§ **Source excerpt**
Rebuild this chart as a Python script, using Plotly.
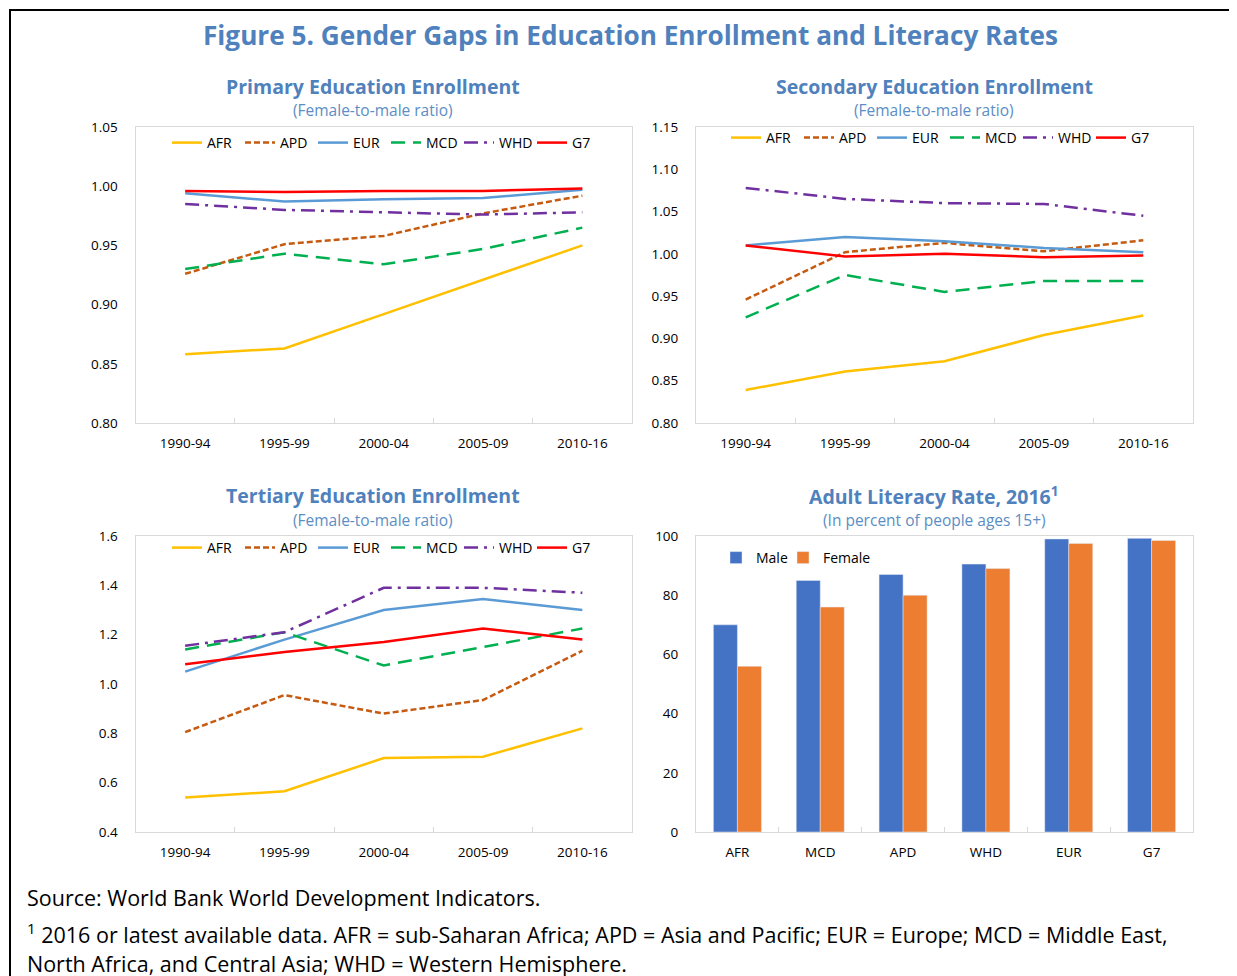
import plotly.graph_objects as go

W, H = 1237, 976

periods = ["1990-94", "1995-99", "2000-04", "2005-09", "2010-16"]
regions = ["AFR", "APD", "EUR", "MCD", "WHD", "G7"]

primary = {
    "AFR": [0.858, 0.863, 0.892, 0.921, 0.950],
    "APD": [0.926, 0.951, 0.958, 0.977, 0.992],
    "EUR": [0.994, 0.987, 0.989, 0.990, 0.997],
    "MCD": [0.930, 0.943, 0.934, 0.947, 0.965],
    "WHD": [0.985, 0.980, 0.978, 0.976, 0.978],
    "G7":  [0.996, 0.995, 0.996, 0.996, 0.998],
}
secondary = {
    "AFR": [0.839, 0.861, 0.873, 0.904, 0.927],
    "APD": [0.946, 1.002, 1.013, 1.003, 1.016],
    "EUR": [1.010, 1.020, 1.015, 1.007, 1.002],
    "MCD": [0.925, 0.975, 0.955, 0.968, 0.968],
    "WHD": [1.078, 1.065, 1.060, 1.059, 1.045],
    "G7":  [1.010, 0.997, 1.000, 0.996, 0.998],
}
tertiary = {
    "AFR": [0.540, 0.565, 0.700, 0.705, 0.820],
    "APD": [0.805, 0.955, 0.880, 0.935, 1.135],
    "EUR": [1.050, 1.180, 1.300, 1.345, 1.300],
    "MCD": [1.140, 1.210, 1.075, 1.150, 1.225],
    "WHD": [1.155, 1.210, 1.390, 1.390, 1.370],
    "G7":  [1.080, 1.130, 1.170, 1.225, 1.180],
}
lit_regions = ["AFR", "MCD", "APD", "WHD", "EUR", "G7"]
lit_male = [70.0, 85.0, 87.0, 90.5, 99.0, 99.2]
lit_female = [56.0, 76.0, 80.0, 89.0, 97.5, 98.5]

styles = {
    "AFR": dict(color="#FFC000", dash="solid"),
    "APD": dict(color="#C55A11", dash="6px,3px"),
    "EUR": dict(color="#5B9BD5", dash="solid"),
    "MCD": dict(color="#00B050", dash="14px,8px"),
    "WHD": dict(color="#7030A0", dash="14px,6px,3px,6px"),
    "G7":  dict(color="#FF0000", dash="solid"),
}

TITLE_BLUE = "#4F81BD"
FONT = "Open Sans"
OFF = 8  # page body margin

def px_x(p):
    return (p - OFF) / W

def px_y(p):
    return 1 - (p - OFF) / H

fig = go.Figure()

panels = [
    (primary, "x", "y", "legend"),
    (secondary, "x2", "y2", "legend2"),
    (tertiary, "x3", "y3", "legend3"),
]
for data, xa, ya, lg in panels:
    for r in regions:
        st = styles[r]
        fig.add_trace(go.Scatter(
            x=periods, y=data[r], name=r, mode="lines",
            line=dict(color=st["color"], dash=st["dash"], width=2.5),
            xaxis=xa, yaxis=ya, legend=lg,
        ))

fig.add_trace(go.Bar(x=lit_regions, y=lit_male, name="Male", marker_color="#4472C4",
                     xaxis="x4", yaxis="y4", legend="legend4"))
fig.add_trace(go.Bar(x=lit_regions, y=lit_female, name="Female", marker_color="#ED7D31",
                     xaxis="x4", yaxis="y4", legend="legend5"))

frame = "#D9D9D9"
tickfont = dict(family=FONT, size=13.5, color="#000000")

def xaxis(dom, anchor, n):
    return dict(domain=dom, anchor=anchor, type="category", range=[-0.5, n - 0.5],
                showgrid=False, zeroline=False,
                showline=True, linecolor=frame, linewidth=1, mirror=True,
                ticks="inside", tickson="boundaries", ticklen=5, tickcolor=frame,
                tickfont=tickfont, ticklabelstandoff=8, fixedrange=True)

def yaxis(dom, anchor, rng, dtick, fmt):
    return dict(domain=dom, anchor=anchor, range=rng, dtick=dtick, tickformat=fmt,
                showgrid=False, zeroline=False, showline=True, linecolor=frame,
                linewidth=1, mirror=True, ticks="", tickfont=tickfont,
                ticklabelstandoff=14, fixedrange=True)

xl = [px_x(135.5), px_x(632)]
xr = [px_x(696), px_x(1193)]
yt = [px_y(423), px_y(127)]
yb = [px_y(832), px_y(536)]

fig.update_layout(
    width=W, height=H,
    margin=dict(l=0, r=0, t=0, b=0, autoexpand=False),
    paper_bgcolor="white", plot_bgcolor="white",
    font=dict(family=FONT, size=13, color="#000000"),
    barmode="group", bargap=0.42, bargroupgap=0,
    xaxis=xaxis(xl, "y", len(periods)), yaxis=yaxis(yt, "x", [0.80, 1.05], 0.05, ".2f"),
    xaxis2=xaxis(xr, "y2", len(periods)), yaxis2=yaxis(yt, "x2", [0.80, 1.15], 0.05, ".2f"),
    xaxis3=xaxis(xl, "y3", len(periods)), yaxis3=yaxis(yb, "x3", [0.4, 1.6], 0.2, ".1f"),
    xaxis4=xaxis(xr, "y4", len(lit_regions)), yaxis4=yaxis(yb, "x4", [0, 100], 20, "d"),
)

def line_legend(xl_, yc):
    return dict(orientation="h", x=px_x(xl_), y=px_y(yc), xanchor="left", yanchor="middle",
                bgcolor="rgba(0,0,0,0)", font=dict(family=FONT, size=14),
                entrywidth=28, itemwidth=30, tracegroupgap=0)

def bar_legend(xl_, yc):
    return dict(orientation="h", x=px_x(xl_), y=px_y(yc), xanchor="left", yanchor="middle",
                bgcolor="rgba(0,0,0,0)", font=dict(family=FONT, size=14), itemwidth=30)

fig.update_layout(
    legend=line_legend(167, 143),
    legend2=line_legend(726, 138),
    legend3=line_legend(167, 548),
    legend4=bar_legend(716, 558),
    legend5=bar_legend(783, 558),
)

ann = []
ann.append(dict(text="<b>Figure 5. Gender Gaps in Education Enrollment and Literacy Rates</b>",
                x=px_x(630), y=px_y(35), xref="paper", yref="paper", showarrow=False,
                xanchor="center", yanchor="middle",
                font=dict(family=FONT, size=26.2, color=TITLE_BLUE)))
subs = [
    ("Primary Education Enrollment", "(Female-to-male ratio)", 373, 86, 110),
    ("Secondary Education Enrollment", "(Female-to-male ratio)", 934, 86, 110),
    ("Tertiary Education Enrollment", "(Female-to-male ratio)", 373, 495, 520),
    ("Adult Literacy Rate, 2016<sup>1</sup>", "(In percent of people ages 15+)", 934, 495, 520),
]
for t, s, xc, y1, y2 in subs:
    ann.append(dict(text="<b>" + t + "</b>", x=px_x(xc), y=px_y(y1), xref="paper", yref="paper",
                    showarrow=False, xanchor="center", yanchor="middle",
                    font=dict(family=FONT, size=19.5, color=TITLE_BLUE)))
    ann.append(dict(text=s, x=px_x(xc), y=px_y(y2), xref="paper", yref="paper",
                    showarrow=False, xanchor="center", yanchor="middle",
                    font=dict(family=FONT, size=15.5, color="#5B8EC4")))

notes = [
    ("Source: World Bank World Development Indicators.", 25, 897),
    ("<sup>1</sup> 2016 or latest available data. AFR = sub-Saharan Africa; APD = Asia and Pacific; EUR = Europe; MCD = Middle East,", 25, 933),
    ("North Africa, and Central Asia; WHD = Western Hemisphere.", 25, 963),
]
for t, xl_, yc in notes:
    ann.append(dict(text=t, x=px_x(xl_), y=px_y(yc), xref="paper", yref="paper",
                    showarrow=False, xanchor="left", yanchor="middle",
                    font=dict(family=FONT, size=21.5, color="#000000")))
fig.update_layout(annotations=ann)

fig.update_layout(shapes=[
    dict(type="rect", xref="paper", yref="paper", x0=px_x(10), x1=px_x(1236),
         y0=px_y(1010), y1=px_y(10), line=dict(color="black", width=2), layer="below"),
])

fig.write_html("out.html")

§ **Stated problem**
Give back exactly the lines from the first line of the data through the line with "lit_female = [56.0, 76.0, 80.0, 89.0, 97.5, 98.5]", pictures excluded.

§ **Exercise output**
Rebuild this chart as a Python script, using Plotly.
import plotly.graph_objects as go

W, H = 1237, 976

periods = ["1990-94", "1995-99", "2000-04", "2005-09", "2010-16"]
regions = ["AFR", "APD", "EUR", "MCD", "WHD", "G7"]

primary = {
    "AFR": [0.858, 0.863, 0.892, 0.921, 0.950],
    "APD": [0.926, 0.951, 0.958, 0.977, 0.992],
    "EUR": [0.994, 0.987, 0.989, 0.990, 0.997],
    "MCD": [0.930, 0.943, 0.934, 0.947, 0.965],
    "WHD": [0.985, 0.980, 0.978, 0.976, 0.978],
    "G7":  [0.996, 0.995, 0.996, 0.996, 0.998],
}
secondary = {
    "AFR": [0.839, 0.861, 0.873, 0.904, 0.927],
    "APD": [0.946, 1.002, 1.013, 1.003, 1.016],
    "EUR": [1.010, 1.020, 1.015, 1.007, 1.002],
    "MCD": [0.925, 0.975, 0.955, 0.968, 0.968],
    "WHD": [1.078, 1.065, 1.060, 1.059, 1.045],
    "G7":  [1.010, 0.997, 1.000, 0.996, 0.998],
}
tertiary = {
    "AFR": [0.540, 0.565, 0.700, 0.705, 0.820],
    "APD": [0.805, 0.955, 0.880, 0.935, 1.135],
    "EUR": [1.050, 1.180, 1.300, 1.345, 1.300],
    "MCD": [1.140, 1.210, 1.075, 1.150, 1.225],
    "WHD": [1.155, 1.210, 1.390, 1.390, 1.370],
    "G7":  [1.080, 1.130, 1.170, 1.225, 1.180],
}
lit_regions = ["AFR", "MCD", "APD", "WHD", "EUR", "G7"]
lit_male = [70.0, 85.0, 87.0, 90.5, 99.0, 99.2]
lit_female = [56.0, 76.0, 80.0, 89.0, 97.5, 98.5]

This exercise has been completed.